Mixed Pb-Sn perovskite solar cells have recently demonstrated photoconversion efficiencies (PCEs) comparable to those of fully Pb-based halide perovskite devices. The main advantages of the Sn-containing composition are reduced toxicity and enhanced light absorbance over a wider wavelength range. Furthermore, the narrow bandgap of approximately 1.25 eV gives Pb–Sn perovskites the potential to surpass the photoelectric conversion efficiency of lead halide perovskite solar cells. However, the practical application of these devices is currently limited by the easy oxidation of Sn²⁺. Avoiding this oxidation is one of the requirements to achieve efficient and stable Sn-based perovskite solar cells (PSCs). The few recent reports have shown that some amino acids used as additives in the Pb-Sn mixtures can effectively passivate defects thanks to their zwitterions properties and also reduce Sn⁴⁺ cations that present in precursor solutions as impurities [1]. Therefore, this study is dedicated to optimizing a strategy for employing amino acid salts in mixed Pb-Sn perovskite solar cells to improve their performance and stability.
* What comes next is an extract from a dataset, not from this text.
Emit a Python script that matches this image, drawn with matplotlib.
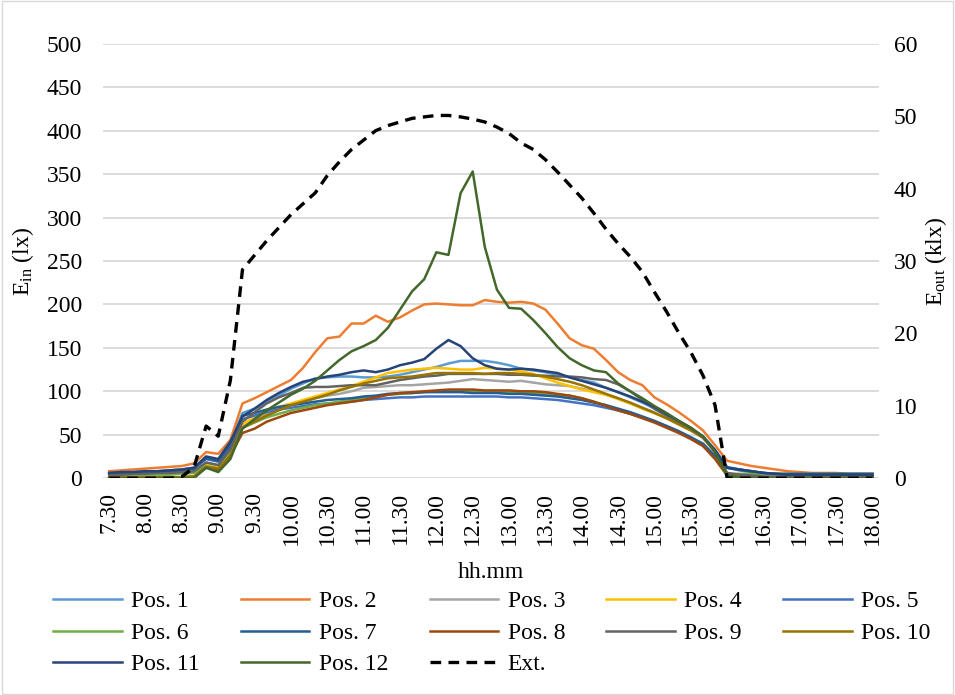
import matplotlib
matplotlib.use("Agg")
import matplotlib.pyplot as plt
from matplotlib.patches import Rectangle

plt.rcParams['font.family'] = ['Liberation Serif', 'DejaVu Serif']
plt.rcParams['mathtext.fontset'] = 'custom'
plt.rcParams['mathtext.rm'] = 'Liberation Serif'
plt.rcParams['mathtext.it'] = 'Liberation Serif:italic'

# time categories, 10-minute steps from 7.30 to 18.00
times = []
for h in range(7, 19):
    for m in range(0, 60, 10):
        if (h == 7 and m < 30) or (h == 18 and m > 0):
            continue
        times.append(f"{h}.{m:02d}")

pos1 = [6,6,7,7,8,8,9,11,24,21,40,
        75,80,88,95,103,109,115,116,117,117,
        116,116,117,119,122,125,128,132,135,135,
        135,133,130,126,124,122,119,116,113,110,
        104,99,93,87,80,72,65,57,48,33,13,
        10,8,6,5,4,4,4,4,4,4,4,4]
pos2 = [8,9,10,11,12,13,14,17,30,28,44,
        86,92,99,106,113,127,145,161,163,178,
        178,187,180,185,193,200,201,200,199,199,
        205,203,202,203,201,194,178,161,153,149,
        136,122,113,107,93,85,76,66,55,38,20,
        17,14,12,10,8,7,6,6,6,5,5,5]
pos3 = [4,4,5,5,6,6,7,8,18,15,33,
        60,66,74,80,84,88,92,95,97,100,
        104,105,106,107,107,108,109,110,112,114,
        113,112,111,112,110,108,107,106,103,100,
        96,92,86,81,76,69,62,55,46,30,5,
        3,2,1,1,1,1,1,1,1,1,1,1]
pos4 = [3,3,4,4,5,5,6,7,15,12,30,
        62,70,76,82,86,90,94,98,102,106,
        111,116,121,123,125,126,127,126,125,125,
        127,126,125,123,120,115,110,106,102,99,
        96,91,86,80,75,69,62,55,47,31,4,
        2,1,1,1,1,1,1,1,1,1,1,1]
pos5 = [6,7,7,8,8,9,10,12,22,19,37,
        68,72,76,79,81,83,85,86,87,88,
        90,91,92,93,93,94,94,94,94,94,
        94,94,93,93,92,91,90,88,86,84,
        81,78,74,70,65,60,54,47,40,25,12,
        9,7,6,5,4,4,4,4,4,4,4,4]
pos6 = [3,3,3,4,4,4,5,6,14,11,28,
        58,64,70,74,78,81,84,86,88,90,
        92,94,96,97,98,99,100,100,100,100,
        99,99,99,98,98,97,96,95,92,88,
        84,79,75,70,65,59,53,46,38,24,5,
        5,5,5,5,5,5,5,5,5,5,5,5]
pos7 = [5,6,6,7,7,8,9,11,23,20,38,
        72,75,79,82,84,86,88,90,91,92,
        94,95,97,98,98,99,99,99,99,98,
        98,98,97,97,96,95,94,92,90,87,
        84,80,76,71,66,60,54,47,39,26,12,
        10,8,6,5,5,5,5,5,5,5,5,5]
pos8 = [1,1,1,1,1,1,1,2,12,9,26,
        52,57,65,70,75,78,81,84,86,88,
        90,93,96,98,99,100,101,102,102,102,
        101,101,101,100,100,99,97,95,92,88,
        83,78,74,69,64,58,52,45,37,22,3,
        1,1,0,0,0,0,0,0,0,0,0,0]
pos9 = [4,4,5,5,6,6,7,8,18,15,33,
        65,76,86,93,98,104,105,105,106,107,
        107,107,110,113,115,117,118,120,120,120,
        120,120,119,119,118,118,117,117,116,114,
        113,108,100,90,80,72,64,56,48,32,6,
        4,3,2,2,2,2,2,2,2,2,2,2]
pos10 = [1,1,1,1,1,1,1,2,13,11,25,
         58,65,72,78,84,88,92,96,101,105,
         109,112,115,116,117,119,121,121,121,121,
         120,121,121,120,119,117,114,111,107,102,
         97,92,87,81,75,69,62,55,47,31,3,
         1,0,0,0,0,0,0,0,0,0,0,0]
pos11 = [6,7,7,8,8,9,10,12,25,22,42,
         71,80,90,98,105,111,114,117,119,122,
         124,122,125,130,133,137,149,159,152,138,
         130,126,125,126,125,123,121,116,112,108,
         104,99,94,88,82,74,66,58,48,32,12,
         10,8,6,5,4,4,4,4,4,4,4,4]
pos12 = [0,0,0,0,0,0,0,0,12,7,22,
         57,68,78,87,96,103,112,124,136,146,
         152,159,173,194,215,229,260,257,328,353,
         266,217,196,195,182,167,151,138,130,124,
         122,109,100,92,83,75,66,58,48,30,3,
         1,0,0,0,0,0,0,0,0,0,0,0]
ext = [0,0,0,0,0,0,0.2,1.5,7.2,5.8,13.5,
       28.8,30.8,32.8,34.6,36.4,37.9,39.4,41.8,43.7,45.4,
       46.7,48.0,48.7,49.2,49.7,49.9,50.1,50.1,49.9,49.6,
       49.2,48.5,47.6,46.3,45.4,44.0,42.3,40.5,38.7,36.6,
       34.4,32.4,30.6,28.5,25.7,23.0,20.1,17.4,14.2,10.1,0,
       0,0,0,0,0,0,0,0,0,0,0,0]

series = [pos1, pos2, pos3, pos4, pos5, pos6, pos7, pos8, pos9, pos10, pos11, pos12]
labels = [f"Pos. {k}" for k in range(1, 13)]
colors = ['#5B9BD5', '#ED7D31', '#A5A5A5', '#FFC000', '#4472C4', '#70AD47',
          '#255E91', '#9E480E', '#636363', '#997300', '#264478', '#43682B']

FS = 17

fig = plt.figure(figsize=(9.55, 6.95), dpi=100)
ax = fig.add_axes([0.108, 0.312, 0.812, 0.625])
ax2 = ax.twinx()

x = list(range(len(times)))
handles = []
for s, lab, c in zip(series, labels, colors):
    h, = ax.plot(x, s, color=c, lw=1.8, label=lab, zorder=3)
    handles.append(h)
he, = ax2.plot(x, ext, color='black', lw=2.4, dashes=(3.2, 2.2), label='Ext.')

ax.set_ylim(0, 500)
ax.set_yticks(range(0, 501, 50))
ax2.set_ylim(0, 60)
ax2.set_yticks(range(0, 61, 10))
ax.set_xlim(-0.5, len(times) - 0.5)
ax.set_xticks(x[::3])
ax.set_xticklabels(times[::3], rotation=90)

ax.grid(axis='y', color='#D9D9D9', lw=1.3)
ax.set_axisbelow(True)
for a in (ax, ax2):
    for sp in a.spines.values():
        sp.set_visible(False)
    a.tick_params(length=0, labelsize=FS, colors='black')
ax.tick_params(axis='y', pad=15)
ax.tick_params(axis='x', pad=10)
ax2.tick_params(axis='y', pad=11)

ax.set_xlabel('hh.mm', fontsize=FS, labelpad=12)
ax.set_ylabel(r'E$_{\mathrm{in}}$ (lx)', fontsize=FS, labelpad=8)
ax2.set_ylabel(r'E$_{\mathrm{out}}$ (klx)', fontsize=FS, labelpad=4)

order = [0, 5, 10, 1, 6, 11, 2, 7, None, 3, 8, 4, 9]
leg_h = [he if i is None else handles[i] for i in order]
leg = fig.legend(leg_h, [h.get_label() for h in leg_h], ncol=5, loc='center',
                 bbox_to_anchor=(0.515, 0.089), frameon=False, fontsize=FS,
                 handlelength=2.9, handletextpad=0.4, columnspacing=1.75,
                 labelspacing=0.42)

fig.patches.append(Rectangle((0.002, 0.002), 0.996, 0.996, transform=fig.transFigure,
                             fill=False, edgecolor='#D9D9D9', lw=1))

fig.savefig('out.png', dpi=100)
Chloride salts of L-lysine, L-aspartic acid, L-histidine, and other amino acids were introduced into the precursor solutions, followed by interface passivation on the perovskite surface. A comparative study of the structural, photoluminescent and morphological properties of perovskite films and the photovoltaic properties of solar cells allowed us to determine which amino acid salt is the most effective in defect passivation and suppression of Sn⁴⁺ formation.

In particular, the incorporation of L-lysine·HCl as an additive in Sn–Pb perovskite solar cells resulted in a power conversion efficiency of 18.4% for single-junction devices. These results suggest that amino acid salts represent a promising strategy for enhancing both the efficiency and stability of single-junction Sn-Pb perovskite solar cells. We acknowledge the support provided by the GOPV project RdS2019-21 CSEAA_00011 - TIPO A - Ministry of Environment and Energy Security (MASE) – CUP E83C23000840001

[1] Zhou, S., Fu, S., Wang, C. et al. Aspartate all-in-one doping strategy enables efficient all-perovskite tandems. Nature 624, 69–73 (2023).